Starting at the first line of the data, print each line verbatim up to and including the line bearing "import plotly.graph_objects as go", omitting pictures.
Start Recorded data
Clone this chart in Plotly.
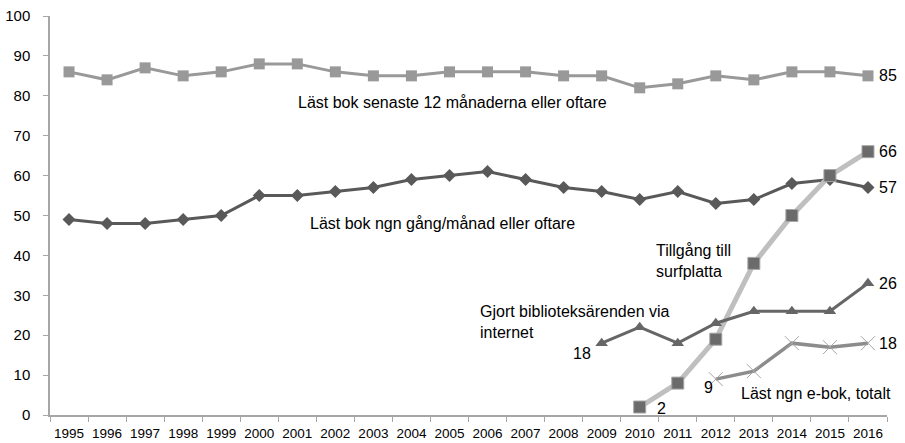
import plotly.graph_objects as go

years = [str(y) for y in range(1995, 2017)]
last_year_book = [86, 84, 87, 85, 86, 88, 88, 86, 85, 85, 86, 86, 86, 85, 85, 82, 83, 85, 84, 86, 86, 85]
monthly_book = [49, 48, 48, 49, 50, 55, 55, 56, 57, 59, 60, 61, 59, 57, 56, 54, 56, 53, 54, 58, 59, 57]
tablet_years = ["2010", "2011", "2012", "2013", "2014", "2015", "2016"]
tablet = [2, 8, 19, 38, 50, 60, 66]
library_years = ["2009", "2010", "2011", "2012", "2013", "2014", "2015", "2016"]
library = [18, 22, 18, 23, 26, 26, 26, 33]
ebook_years = ["2012", "2013", "2014", "2015", "2016"]
ebook = [9, 11, 18, 17, 18]
y_ticks = list(range(0, 101, 10))

FONT = "Liberation Sans, Arial, sans-serif"

fig = go.Figure()
fig.add_trace(go.Scatter(x=years, y=last_year_book, mode="lines+markers",
                         line=dict(color="#999999", width=3),
                         marker=dict(symbol="square", size=11, color="#999999")))
fig.add_trace(go.Scatter(x=years, y=monthly_book, mode="lines+markers",
                         line=dict(color="#595959", width=3),
                         marker=dict(symbol="diamond", size=10, color="#595959")))
fig.add_trace(go.Scatter(x=tablet_years, y=tablet, mode="lines+markers",
                         line=dict(color="#bfbfbf", width=5),
                         marker=dict(symbol="square", size=12, color="#6b6b6b",
                                     line=dict(color="#a6a6a6", width=1))))
fig.add_trace(go.Scatter(x=library_years, y=library, mode="lines+markers",
                         line=dict(color="#666666", width=3),
                         marker=dict(symbol="triangle-up", size=11, color="#666666")))
fig.add_trace(go.Scatter(x=ebook_years, y=ebook, mode="lines+markers",
                         line=dict(color="#8c8c8c", width=3.5),
                         marker=dict(symbol="x-thin", size=14, color="#8c8c8c",
                                     line=dict(color="#a6a6a6", width=1))))

def ann(text, x, y, xanchor="center", size=16):
    fig.add_annotation(text=text, x=x, y=y, xref="x", yref="y", showarrow=False,
                       xanchor=xanchor, yanchor="middle", align="left",
                       font=dict(family=FONT, size=size, color="#000000"))

ann("Läst bok senaste 12 månaderna eller oftare", 10.07, 78.4)
ann("Läst bok ngn gång/månad eller oftare", 9.81, 48.1)
ann("85", 21.25, 85, "left")
ann("66", 21.25, 66, "left")
ann("57", 21.25, 57, "left")
ann("26", 21.25, 33, "left")
ann("18", 21.25, 18, "left")
ann("Tillgång till<br>surfplatta", 15.37, 38.6, "left")
ann("Gjort biblioteksärenden via<br>internet", 10.75, 23.2, "left")
ann("18", 13.48, 15.5)
ann("2", 15.58, 1.75)
ann("9", 16.8, 6.8)
ann("Läst ngn e-bok, totalt", 17.6, 5.5, "left")

fig.update_layout(
    width=905, height=443,
    margin=dict(l=50, r=18, t=16, b=28, autoexpand=False),
    plot_bgcolor="white", paper_bgcolor="white",
    showlegend=False,
    font=dict(family=FONT, size=13, color="#000000"),
)
fig.update_xaxes(type="category", range=[-0.5, 21.5], tickson="boundaries",
                 showgrid=False, showline=True, linecolor="#a6a6a6", linewidth=1.5,
                 ticks="outside", ticklen=5, tickcolor="#a6a6a6", tickangle=0,
                 ticklabelstandoff=5,
                 tickfont=dict(size=13.5), automargin=False)
fig.update_yaxes(range=[0, 100], tickvals=y_ticks, showgrid=False, zeroline=False,
                 showline=True, linecolor="#a6a6a6", linewidth=1.5,
                 ticks="outside", ticklen=5, tickcolor="#a6a6a6",
                 ticklabelstandoff=10,
                 tickfont=dict(size=15), automargin=False)

fig.write_html("out.html", config={"displayModeBar": False},
               post_script="document.body.style.margin='0';document.body.style.overflow='hidden';")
End Recorded data
*Output below:*
Clone this chart in Plotly.
import plotly.graph_objects as go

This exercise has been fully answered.